Midterm elections aren't good for stocks

July 16, 2014: 6:05 AM ET
wall street midterm
Campaigning ahead of November elections will ramp up in August.
NEW YORK (CNNMoney)

Lawmakers in Washington are preparing to hit the campaign trail full-time in August. That's typically not great news for the stock market.

Historically, midterm elections have not been kind to stocks, according to research released earlier this year by Sam Stovall, chief equity strategist at S&P Capital IQ.

Going back nearly 70 years, Stovall said the S&P 500 has suffered its worst six-month period of any four-year presidential term in the second and third quarters of a midterm election year.

The S&P 500 bucked the trend in the second quarter, gaining over 5%. Overall, the market heads into the midterm election season with stocks near all-time highs and market volatility near historic lows.

For the most part, investors expect the current gridlock in Washington to continue, according to a recent survey of 22 market strategists by CNNMoney. But there is some uncertainty about whether the Republicans will gain control of the Senate.

"Midterm elections historically have been disruptive to markets, and the possible shift in control this fall will likely make for a great deal of political fireworks," said Alan Gayle, senior investment strategist at RidgeWorth Investments.

A poll by Quinnipiac University last week showed that Americans are divided over whether they want the GOP to control the Senate.

Related: Stocks will end 2014 even higher, experts say

Democrats have a 55-45 majority in the Senate (53 Democrats and two independents who caucus with the party). But in the midterms, the party is defending 21 of the 36 seats up for grabs, with half of those Democratic-held seats in red or purple states.

The conventional wisdom is that stocks do better when pro-business Republicans are in power. But that hasn't been the case recently.

Related: U.S. deficits down sharply, but federal debt is still a concern

Stocks have been on a tear under president Obama, who took office just before the market bottomed in March 2009. Since then, the S&P 500 has nearly tripled in price.

"The market has done very well with a Democratic president, so if the Democrats maintain control of the Senate, this should not be negative," said Donald Selkin, chief market strategist at National Securities.

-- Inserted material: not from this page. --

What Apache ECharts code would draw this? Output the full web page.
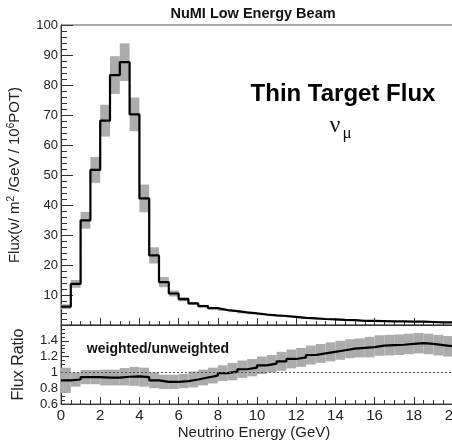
<!DOCTYPE html>
<html>
<head>
<meta charset="utf-8">
<script src="https://cdn.jsdelivr.net/npm/echarts@6/dist/echarts.min.js"></script>
<style>html,body{margin:0;padding:0;background:#fff;}#c{width:452px;height:444px;}</style>
</head>
<body>
<div id="c"></div>
<script>
// Bin edges (GeV)
var energyEdges = [0,0.5,1,1.5,2,2.5,3,3.5,4,4.5,5,5.5,6,6.5,7,7.5,8,8.5,9,9.5,10,10.5,11,11.5,12,12.5,13,13.5,14,14.5,15,15.5,16,16.5,17,17.5,18,18.5,19,19.5,20];
// Flux per bin (nu / m^2 / GeV / 10^6 POT)
var flux = [6.1,13.7,34.9,51.7,68.1,83.3,87.6,70.2,42.2,23.2,14.3,10.5,8.6,7.2,6.3,5.6,5.0,4.6,4.2,3.9,3.5,3.2,3.0,2.7,2.4,2.2,2.0,1.9,1.7,1.6,1.4,1.4,1.3,1.2,1.2,1.1,1.1,1.0,0.9,0.9];
// Flux uncertainty half-width
var fluxErr = [0.8,1.3,2.8,4.3,5.3,6.3,6.3,5.6,4.6,2.7,1.7,1.0,0.7,0.5,0.45,0.4,0.35,0.3,0.3,0.3,0.25,0.25,0.2,0.2,0.2,0.2,0.15,0.15,0.15,0.15,0.15,0.1,0.1,0.1,0.1,0.1,0.1,0.1,0.1,0.1];
// Weighted / unweighted ratio per bin
var ratio = [0.90,0.91,0.94,0.94,0.935,0.935,0.945,0.95,0.94,0.90,0.88,0.88,0.89,0.91,0.935,0.96,0.99,1.01,1.04,1.06,1.09,1.11,1.14,1.17,1.19,1.22,1.24,1.26,1.28,1.30,1.31,1.32,1.34,1.345,1.35,1.36,1.37,1.36,1.345,1.33];
var ratioErr = [0.16,0.09,0.09,0.09,0.1,0.1,0.11,0.12,0.12,0.1,0.09,0.09,0.09,0.1,0.1,0.1,0.1,0.11,0.11,0.11,0.11,0.11,0.12,0.12,0.12,0.12,0.12,0.12,0.12,0.12,0.12,0.13,0.13,0.13,0.13,0.13,0.13,0.13,0.13,0.13];
var xTicks = [0,2,4,6,8,10,12,14,16,18,20];
var fluxTicks = [10,20,30,40,50,60,70,80,90,100];
var ratioTicks = [0.6,0.8,1,1.2,1.4];

function bandData(vals, errs) {
  return vals.map(function (v, i) { return [energyEdges[i], energyEdges[i+1], v - errs[i], v + errs[i]]; });
}
function stepData(vals) {
  var d = vals.map(function (v, i) { return [energyEdges[i], v]; });
  d.push([energyEdges[energyEdges.length-1], vals[vals.length-1]]);
  return d;
}
function renderBand(params, api) {
  var p0 = api.coord([api.value(0), api.value(3)]);
  var p1 = api.coord([api.value(1), api.value(2)]);
  return {type:'rect', shape:{x:p0[0], y:p0[1], width:p1[0]-p0[0], height:p1[1]-p0[1]},
    style:{fill:'#acacac'}};
}
var FONT = 'Liberation Sans, Arial, Helvetica, sans-serif';
var SERIF = 'Liberation Serif, Times New Roman, serif';
var chart = echarts.init(document.getElementById('c'), null, {renderer:'canvas'});
var axisLineStyle = {color:'#333', width:1};
chart.setOption({
  animation:false,
  backgroundColor:'#fff',
  grid:[
    {left:61, width:392, top:25, height:300, show:true, borderColor:'#555', borderWidth:1, backgroundColor:'transparent', outerBoundsMode:'none', containLabel:false},
    {left:61, width:392, top:325, height:79, show:true, borderColor:'#555', borderWidth:1, backgroundColor:'transparent', outerBoundsMode:'none', containLabel:false}
  ],
  xAxis:[
    {type:'value', gridIndex:0, min:0, max:20, interval:2,
     axisLine:{lineStyle:axisLineStyle}, axisLabel:{show:false},
     axisTick:{inside:true, length:7, lineStyle:{color:'#333'}},
     minorTick:{show:true, splitNumber:4, length:4, lineStyle:{color:'#333'}},
     splitLine:{show:false}},
    {type:'value', gridIndex:1, min:0, max:20, interval:2,
     axisLine:{lineStyle:axisLineStyle},
     axisLabel:{show:true, fontSize:15, color:'#222', fontFamily:FONT, margin:4,
       formatter:function(v){ return xTicks.indexOf(v) >= 0 ? String(v) : ''; }},
     axisTick:{inside:true, length:7, lineStyle:{color:'#333'}},
     minorTick:{show:true, splitNumber:4, length:4, lineStyle:{color:'#333'}},
     splitLine:{show:false}}
  ],
  yAxis:[
    {type:'value', gridIndex:0, min:0, max:100, interval:10,
     axisLine:{lineStyle:axisLineStyle},
     axisLabel:{fontSize:13, color:'#222', fontFamily:FONT, margin:3,
       formatter:function(v){ return fluxTicks.indexOf(v) >= 0 ? String(v) : ''; }},
     axisTick:{inside:true, length:12, lineStyle:{color:'#333'}},
     minorTick:{show:true, splitNumber:5, length:6, lineStyle:{color:'#333'}},
     splitLine:{show:false},
     name:'{a|Flux(ν/ m}{s|2}{a| /GeV / 10}{s|6}{a|POT)}', nameLocation:'middle', nameRotate:90, nameGap:37,
     nameTextStyle:{rich:{a:{fontSize:15, fontFamily:FONT, color:'#222', lineHeight:18}, s:{fontSize:10, fontFamily:FONT, color:'#222', verticalAlign:'top', lineHeight:18}}}},
    {type:'value', gridIndex:1, min:0.6, max:1.6, interval:0.2,
     axisLine:{lineStyle:axisLineStyle},
     axisLabel:{fontSize:13, color:'#222', fontFamily:FONT, margin:3,
       formatter:function(v){ var r = Math.round(v*10)/10; return ratioTicks.indexOf(r) >= 0 ? String(r) : ''; }},
     axisTick:{inside:true, length:8, lineStyle:{color:'#333'}},
     minorTick:{show:true, splitNumber:4, length:4, lineStyle:{color:'#333'}},
     splitLine:{show:false},
     name:'Flux Ratio', nameLocation:'middle', nameRotate:90, nameGap:34,
     nameTextStyle:{fontSize:16, fontFamily:FONT, color:'#222'}}
  ],
  series:[
    {type:'custom', xAxisIndex:0, yAxisIndex:0, renderItem:renderBand, data:bandData(flux, fluxErr), clip:true, silent:true, z:1},
    {type:'line', xAxisIndex:0, yAxisIndex:0, data:stepData(flux), step:'end', symbol:'none',
     lineStyle:{color:'#000', width:2.2}, clip:true, z:3, silent:true},
    {type:'custom', xAxisIndex:1, yAxisIndex:1, renderItem:renderBand, data:bandData(ratio, ratioErr), clip:true, silent:true, z:1},
    {type:'line', xAxisIndex:1, yAxisIndex:1, data:stepData(ratio), step:'end', symbol:'none',
     lineStyle:{color:'#000', width:2.2}, clip:true, z:3, silent:true,
     markLine:{silent:true, symbol:['none','none'], label:{show:false}, data:[{yAxis:1}],
       lineStyle:{type:[2,2], color:'#555', width:1}}}
  ],
  graphic:[
    {type:'text', style:{text:'NuMI Low Energy Beam', x:253, y:14, align:'center', verticalAlign:'middle', font:'bold 14.5px ' + FONT, fill:'#111'}},
    {type:'text', style:{text:'Thin Target Flux', x:343, y:94, align:'center', verticalAlign:'middle', font:'bold 24px ' + FONT, fill:'#000'}},
    {type:'text', style:{text:'ν', x:335, y:126, align:'center', verticalAlign:'middle', font:'24px ' + SERIF, fill:'#111'}},
    {type:'text', style:{text:'μ', x:347, y:134, align:'center', verticalAlign:'middle', font:'17px ' + SERIF, fill:'#111'}},
    {type:'text', style:{text:'weighted/unweighted', x:158, y:349, align:'center', verticalAlign:'middle', font:'bold 14px ' + FONT, fill:'#111'}},
    {type:'text', style:{text:'Neutrino Energy (GeV)', x:254, y:433, align:'center', verticalAlign:'middle', font:'15px ' + FONT, fill:'#222'}}
  ]
});
</script>
</body>
</html>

Still, the elections could have a "substantial impact on the market" given the risk of another impasse over the debt ceiling in 2015, according to Kristina Hopper, U.S. market strategist at Allianz Global Investors.

Related: Investors binge on liquid alternatives

The federal government shut down for 16 days last year after lawmakers failed to reach an agreement to raise the nation's statutory borrowing limit.

Lawmakers will likely need to raise the debt ceiling again next year, and any gains by fiscal hawks could be seen as a negative.

In hindsight, most lawmakers agree that shutting down the government was a bad idea. But investors seem to be bracing for the worst.

"Wall Street has learned that Washington will act only when absolutely necessary, and then, only at the last minute," said David Lafferty, chief market strategist with Natixis Global Asset Management. "Elections won't materially change this dynamic."